23646번 - Handsome multisets 스페셜 저지다국어

Call a multiset of positive integers $A = \{a_1, a_2, \ldots, a_k\}$ $n$-handsome if the sum of its elements is equal to $n$, and each integer from $1$ to $n$ can be uniquely represented as a sum of its elements up to their order. For example, $\{1, 2, 4\}$ is $7$-beautiful, $\{1, 1, 3\}$ is $5$-beautiful. Given an integer $n$, find the following sum: \[\left(\sum\limits_{A\text{ is }n\text{-beautiful}}|A| \right) \bmod p.\]

You can choose $p = 10^9 + 7$ or $p = 10^9 + 9$ by yourself for each $n$ you are computing the answer.

The first line contains an integer $t$ ($1 \le t \le 5$) -- the number of test cases in the input file.

Each of the next $t$ lines contain one integer $n_i$ ($1 \le n_i \le 10^{16}$), for which you need to output the answer.

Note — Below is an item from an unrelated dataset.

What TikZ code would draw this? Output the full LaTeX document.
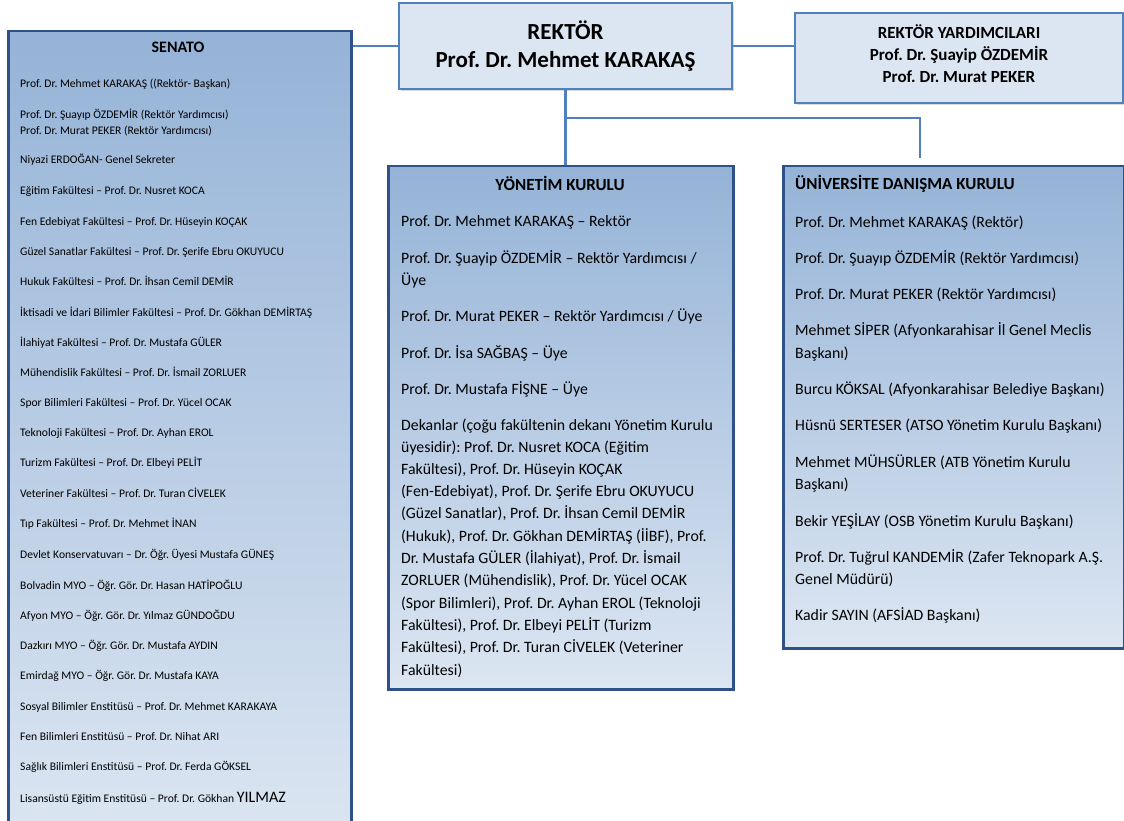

It is guaranteed that all $n_i$ in one file are different.

Output $t$ lines. The $i$-th of them should contain the answer for the number $n_i$. Each answer has to be correct either with $p = 10^9 + 7$ or $p = 10^9 + 9$, and $p$ can be chosen independently for each test case. Note that you should not output the chosen $p$, only the remainder of the answer.